__EXERCISE AIM__
Pick out the lines below that include the string "React".
═══
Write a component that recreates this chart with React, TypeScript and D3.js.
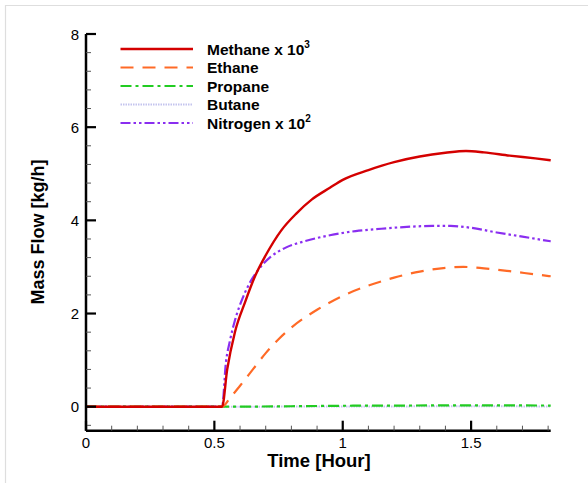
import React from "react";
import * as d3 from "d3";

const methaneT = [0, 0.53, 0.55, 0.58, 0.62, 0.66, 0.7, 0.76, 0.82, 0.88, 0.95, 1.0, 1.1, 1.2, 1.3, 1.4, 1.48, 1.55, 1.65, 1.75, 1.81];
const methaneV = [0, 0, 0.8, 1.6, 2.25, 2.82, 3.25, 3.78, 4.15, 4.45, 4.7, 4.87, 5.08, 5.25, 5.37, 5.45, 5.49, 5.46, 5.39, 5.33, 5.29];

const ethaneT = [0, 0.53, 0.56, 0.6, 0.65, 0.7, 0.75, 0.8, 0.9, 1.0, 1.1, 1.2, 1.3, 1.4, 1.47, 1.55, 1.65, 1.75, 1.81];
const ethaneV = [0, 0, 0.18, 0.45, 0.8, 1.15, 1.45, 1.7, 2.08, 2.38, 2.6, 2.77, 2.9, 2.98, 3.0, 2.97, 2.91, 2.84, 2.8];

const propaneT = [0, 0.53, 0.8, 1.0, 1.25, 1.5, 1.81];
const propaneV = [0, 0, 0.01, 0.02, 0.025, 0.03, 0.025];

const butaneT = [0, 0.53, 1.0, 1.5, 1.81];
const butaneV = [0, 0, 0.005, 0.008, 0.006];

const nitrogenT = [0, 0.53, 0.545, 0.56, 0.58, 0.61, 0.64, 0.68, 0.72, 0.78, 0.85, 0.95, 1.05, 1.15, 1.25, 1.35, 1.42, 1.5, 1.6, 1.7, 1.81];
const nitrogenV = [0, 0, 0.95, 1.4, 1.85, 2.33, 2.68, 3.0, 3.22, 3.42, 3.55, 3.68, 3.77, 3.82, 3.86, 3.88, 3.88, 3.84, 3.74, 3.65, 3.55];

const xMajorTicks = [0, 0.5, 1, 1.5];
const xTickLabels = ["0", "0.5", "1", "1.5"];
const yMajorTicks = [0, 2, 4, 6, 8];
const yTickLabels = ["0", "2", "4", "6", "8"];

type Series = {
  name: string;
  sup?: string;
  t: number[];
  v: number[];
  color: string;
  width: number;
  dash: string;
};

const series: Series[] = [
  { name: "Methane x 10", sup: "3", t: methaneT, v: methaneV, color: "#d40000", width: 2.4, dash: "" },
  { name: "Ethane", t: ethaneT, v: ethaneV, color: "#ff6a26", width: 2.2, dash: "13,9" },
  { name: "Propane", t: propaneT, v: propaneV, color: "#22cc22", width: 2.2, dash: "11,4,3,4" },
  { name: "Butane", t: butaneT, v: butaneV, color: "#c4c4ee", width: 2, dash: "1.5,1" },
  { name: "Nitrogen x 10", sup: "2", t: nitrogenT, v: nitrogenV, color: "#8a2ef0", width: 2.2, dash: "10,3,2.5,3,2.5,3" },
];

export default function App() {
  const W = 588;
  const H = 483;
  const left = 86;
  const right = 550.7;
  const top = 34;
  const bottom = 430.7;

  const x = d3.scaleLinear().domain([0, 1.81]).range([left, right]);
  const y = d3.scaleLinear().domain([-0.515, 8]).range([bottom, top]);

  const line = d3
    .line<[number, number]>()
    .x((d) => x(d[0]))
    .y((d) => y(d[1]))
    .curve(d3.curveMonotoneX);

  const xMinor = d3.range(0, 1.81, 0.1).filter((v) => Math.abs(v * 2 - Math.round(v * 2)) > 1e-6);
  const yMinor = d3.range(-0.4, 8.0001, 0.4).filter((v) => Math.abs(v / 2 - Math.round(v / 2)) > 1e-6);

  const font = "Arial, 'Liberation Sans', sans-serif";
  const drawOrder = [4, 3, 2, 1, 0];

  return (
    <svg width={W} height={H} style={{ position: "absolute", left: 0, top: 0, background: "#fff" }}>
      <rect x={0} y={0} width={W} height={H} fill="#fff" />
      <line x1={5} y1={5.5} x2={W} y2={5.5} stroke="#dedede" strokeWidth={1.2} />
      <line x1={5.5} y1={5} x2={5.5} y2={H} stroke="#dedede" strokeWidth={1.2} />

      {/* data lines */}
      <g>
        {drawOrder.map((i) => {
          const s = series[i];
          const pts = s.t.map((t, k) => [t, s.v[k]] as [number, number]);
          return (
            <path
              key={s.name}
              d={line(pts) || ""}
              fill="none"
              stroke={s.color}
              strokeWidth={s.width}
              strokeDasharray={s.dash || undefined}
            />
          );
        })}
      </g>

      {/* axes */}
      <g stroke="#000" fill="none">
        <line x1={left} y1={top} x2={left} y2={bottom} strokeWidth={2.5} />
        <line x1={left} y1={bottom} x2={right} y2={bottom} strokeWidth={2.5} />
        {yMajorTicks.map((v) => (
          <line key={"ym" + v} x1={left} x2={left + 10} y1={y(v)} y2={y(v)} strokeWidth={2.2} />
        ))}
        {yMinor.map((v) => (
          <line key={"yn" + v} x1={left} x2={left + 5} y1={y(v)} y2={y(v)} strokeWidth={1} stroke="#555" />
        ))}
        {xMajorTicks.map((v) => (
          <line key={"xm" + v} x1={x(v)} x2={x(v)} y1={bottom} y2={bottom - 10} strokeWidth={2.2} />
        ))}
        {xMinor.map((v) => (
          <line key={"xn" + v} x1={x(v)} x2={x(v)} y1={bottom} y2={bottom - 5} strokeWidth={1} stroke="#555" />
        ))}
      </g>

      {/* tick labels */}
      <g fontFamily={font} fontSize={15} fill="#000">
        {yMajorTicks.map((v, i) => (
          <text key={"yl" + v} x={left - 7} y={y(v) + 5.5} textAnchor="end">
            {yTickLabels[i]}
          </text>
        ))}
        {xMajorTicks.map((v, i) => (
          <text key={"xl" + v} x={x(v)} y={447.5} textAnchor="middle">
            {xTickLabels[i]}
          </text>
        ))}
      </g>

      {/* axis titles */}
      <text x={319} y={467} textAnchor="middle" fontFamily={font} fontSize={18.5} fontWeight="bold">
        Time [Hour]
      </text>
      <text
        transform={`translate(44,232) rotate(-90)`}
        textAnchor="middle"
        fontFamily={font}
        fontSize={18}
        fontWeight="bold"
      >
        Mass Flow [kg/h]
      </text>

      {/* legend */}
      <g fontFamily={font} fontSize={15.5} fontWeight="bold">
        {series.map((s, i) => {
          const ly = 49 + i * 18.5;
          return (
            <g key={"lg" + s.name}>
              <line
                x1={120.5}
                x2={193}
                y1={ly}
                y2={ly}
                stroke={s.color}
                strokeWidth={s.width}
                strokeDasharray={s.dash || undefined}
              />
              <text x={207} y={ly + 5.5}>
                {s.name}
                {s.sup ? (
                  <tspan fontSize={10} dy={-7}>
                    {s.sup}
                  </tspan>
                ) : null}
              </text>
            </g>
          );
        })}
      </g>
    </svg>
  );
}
═══
__SOLUTION TO THE PROBLEM__
Write a component that recreates this chart with React, TypeScript and D3.js.
import React from "react";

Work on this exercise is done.